I poured 2 tablespoons of olive oil into a big skillet and warmed the oil a little (no need for smoking hot), then added the onions and peppers plus 1 teaspoon of salt, 1/2 teaspoon of black pepper, 1/4 teaspoon of red pepper flakes, 3/4 teaspoon of dried oregano and 1/2 teaspoon of dried basil.

I cooked this mixture gently over medium heat until the peppers and onions softened, maybe 5-7 minutes.

Then I sliced the sausages into rounds and added
the sausage pieces (about 2 cups) along with about 1/2 cup of white wine and about 1/2 cup of the sausage cooking water. I simmered the whole thing on medium-low heat until everything was warmed up and mixed together nicely.

While the sausage-pepper mixture was simmering, we heated up a pot of water and cooked some bow-tie pasta (aka farfalle). And here is the resulting dish, colorful and tasty. Make sure you have parmesan cheese (or asiago or romano) on the table for diners to sprinkle on their portions.





Another picture of the finished product.

A word about sausage. The success of this dish depends on the sausage.
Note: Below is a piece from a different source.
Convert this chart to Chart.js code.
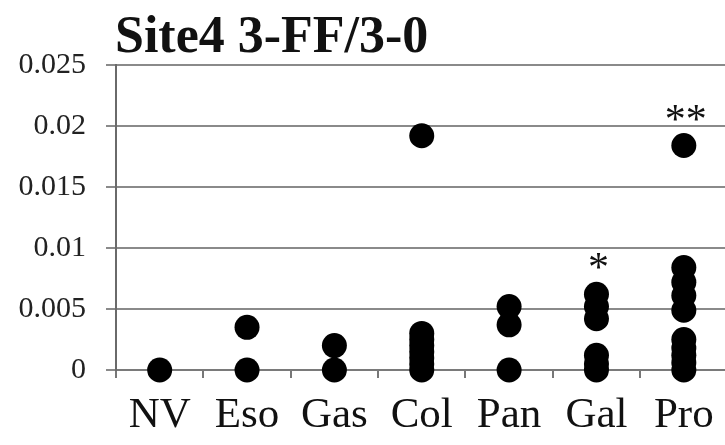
<!DOCTYPE html>
<html>
<head>
<meta charset="utf-8">
<script src="https://cdn.jsdelivr.net/npm/chart.js@4/dist/chart.umd.min.js"></script>
<style>
html, body { margin: 0; padding: 0; overflow: hidden; background: #fff; width: 725px; height: 445px; }
#wrap { position: absolute; left: 0; top: 0; width: 740px; height: 445px; }
</style>
</head>
<body>
<div id="wrap"><canvas id="c" width="740" height="445"></canvas></div>
<script>
const chartTitle = 'Site4 3-FF/3-0';
const categories = ['NV', 'Eso', 'Gas', 'Col', 'Pan', 'Gal', 'Pro'];
const valuesNV  = [0];
const valuesEso = [0, 0.0035];
const valuesGas = [0, 0.002];
const valuesCol = [0, 0.0005, 0.001, 0.0015, 0.002, 0.0025, 0.003, 0.0192];
const valuesPan = [0, 0.0037, 0.0052];
const valuesGal = [0, 0.0005, 0.0012, 0.0042, 0.0052, 0.0062];
const valuesPro = [0, 0.0006, 0.0012, 0.0018, 0.0025, 0.0049, 0.0061, 0.0072, 0.0084, 0.0184];
const significance = ['', '', '', '', '', '*', '**'];
const yTickValues = [0, 0.005, 0.01, 0.015, 0.02, 0.025];
const yTickLabels = ['0', '0.005', '0.01', '0.015', '0.02', '0.025'];

const seriesByCategory = [valuesNV, valuesEso, valuesGas, valuesCol, valuesPan, valuesGal, valuesPro];
const points = [];
seriesByCategory.forEach((vals, i) => vals.forEach(v => points.push({ x: categories[i], y: v })));

const SERIF = '"Liberation Serif", "DejaVu Serif", serif';

const overlay = {
  id: 'overlay',
  afterDraw(chart) {
    const ctx = chart.ctx;
    const xs = chart.scales.x, ys = chart.scales.y;
    ctx.save();
    ctx.fillStyle = '#111';
    ctx.font = 'bold 52px ' + SERIF;
    ctx.textAlign = 'left';
    ctx.textBaseline = 'alphabetic';
    ctx.fillText(chartTitle, chart.chartArea.left - 1, 52);
    ctx.font = '42px ' + SERIF;
    ctx.textAlign = 'center';
    ctx.textBaseline = 'middle';
    significance.forEach((s, i) => {
      if (!s) return;
      const maxV = Math.max(...seriesByCategory[i]);
      const px = xs.getPixelForValue(i);
      const py = ys.getPixelForValue(maxV) - 24;
      ctx.fillText(s, px + 2, py);
    });
    ctx.restore();
  }
};

new Chart(document.getElementById('c'), {
  type: 'scatter',
  data: {
    labels: categories,
    datasets: [{
      data: points,
      backgroundColor: '#000',
      borderColor: '#000',
      pointRadius: 12.5,
      pointHoverRadius: 12.5,
      borderWidth: 0,
      clip: false
    }]
  },
  options: {
    responsive: false,
    animation: false,
    devicePixelRatio: 1,
    layout: { padding: { left: 0, right: 8, top: 65, bottom: 0 } },
    plugins: { legend: { display: false }, title: { display: false }, tooltip: { enabled: false } },
    scales: {
      x: {
        type: 'category',
        labels: categories,
        offset: true,
        grid: { offset: true, drawOnChartArea: false, drawTicks: true, tickLength: 8, color: '#777', lineWidth: 2 },
        border: { display: true, color: '#7a7a7a', width: 2 },
        ticks: { color: '#111', font: { family: SERIF, size: 43 }, padding: 12, maxRotation: 0, autoSkip: false },
        afterFit(s) { s.height = 75; }
      },
      y: {
        type: 'linear',
        min: 0,
        max: 0.025,
        afterBuildTicks(s) { s.ticks = yTickValues.map(v => ({ value: v })); },
        grid: { color: '#8a8a8a', lineWidth: 2, tickLength: 10, drawTicks: true },
        border: { display: true, color: '#6a6a6a', width: 2 },
        ticks: {
          color: '#222',
          font: { family: SERIF, size: 30 },
          padding: 20,
          callback: (v, i) => yTickLabels[i]
        },
        afterFit(s) { s.width = 116; }
      }
    }
  },
  plugins: [overlay]
});
</script>
</body>
</html>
I have used Italian sausage - sweet or hot or some of each.  New Pioneer Food Co-op here in the Iowa City area makes very nice Italian sausage. This time, I used plain brats from Mrs. Pavelka at the farmer's market. They were also just fine. When I use Italian sausage, I don't add much by way of additional seasoning. When I used brats, I added pepper flakes, oregano and basil as described above.

The critical factor for the sausage is texture: you want to use fine textured sausage. We once made this dish while traveling and made the mistake of buying grocery store pre-packaged national brand sausage which (to our dismay) contained larger bits of meat and fat. Unappetizing. But with nice sausage, a fast and tasty meal. 


Odds and ends

I am tired. It is always busy at work the week before you leave, even if it is only for a week. This week was particularly busy. There was good work. Busy sometimes has its rewards.
I know I am tired when....
I actually look forward to pulling some weeds in the near future.